Instruction:
Using the data below, copy every line that contains the word "this".
##### Provided records #####
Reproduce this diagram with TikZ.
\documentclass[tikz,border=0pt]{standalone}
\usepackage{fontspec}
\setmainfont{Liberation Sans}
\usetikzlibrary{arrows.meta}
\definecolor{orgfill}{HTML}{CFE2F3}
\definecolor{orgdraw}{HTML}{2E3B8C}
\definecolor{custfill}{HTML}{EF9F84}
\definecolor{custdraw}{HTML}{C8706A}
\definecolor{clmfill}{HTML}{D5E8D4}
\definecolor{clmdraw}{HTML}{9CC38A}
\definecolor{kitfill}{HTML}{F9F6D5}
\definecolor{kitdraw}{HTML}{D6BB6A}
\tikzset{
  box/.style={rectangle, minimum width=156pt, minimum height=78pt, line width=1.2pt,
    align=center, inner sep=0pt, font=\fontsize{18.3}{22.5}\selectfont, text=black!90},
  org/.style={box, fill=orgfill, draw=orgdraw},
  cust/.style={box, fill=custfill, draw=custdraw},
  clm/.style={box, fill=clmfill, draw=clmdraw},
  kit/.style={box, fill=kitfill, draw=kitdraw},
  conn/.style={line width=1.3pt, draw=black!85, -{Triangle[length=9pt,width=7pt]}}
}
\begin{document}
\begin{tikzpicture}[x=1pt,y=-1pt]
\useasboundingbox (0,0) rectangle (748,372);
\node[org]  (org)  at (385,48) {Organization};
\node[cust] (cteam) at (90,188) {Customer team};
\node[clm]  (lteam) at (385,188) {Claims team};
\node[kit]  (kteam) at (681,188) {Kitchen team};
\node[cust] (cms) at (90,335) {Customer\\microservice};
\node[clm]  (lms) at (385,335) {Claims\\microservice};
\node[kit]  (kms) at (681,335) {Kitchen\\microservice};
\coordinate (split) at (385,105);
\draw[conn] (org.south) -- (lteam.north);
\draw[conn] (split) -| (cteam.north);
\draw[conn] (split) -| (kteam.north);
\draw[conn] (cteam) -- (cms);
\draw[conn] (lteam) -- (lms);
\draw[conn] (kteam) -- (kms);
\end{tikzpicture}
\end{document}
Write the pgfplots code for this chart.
#####
Task solution:
Reproduce this diagram with TikZ.
Write the pgfplots code for this chart.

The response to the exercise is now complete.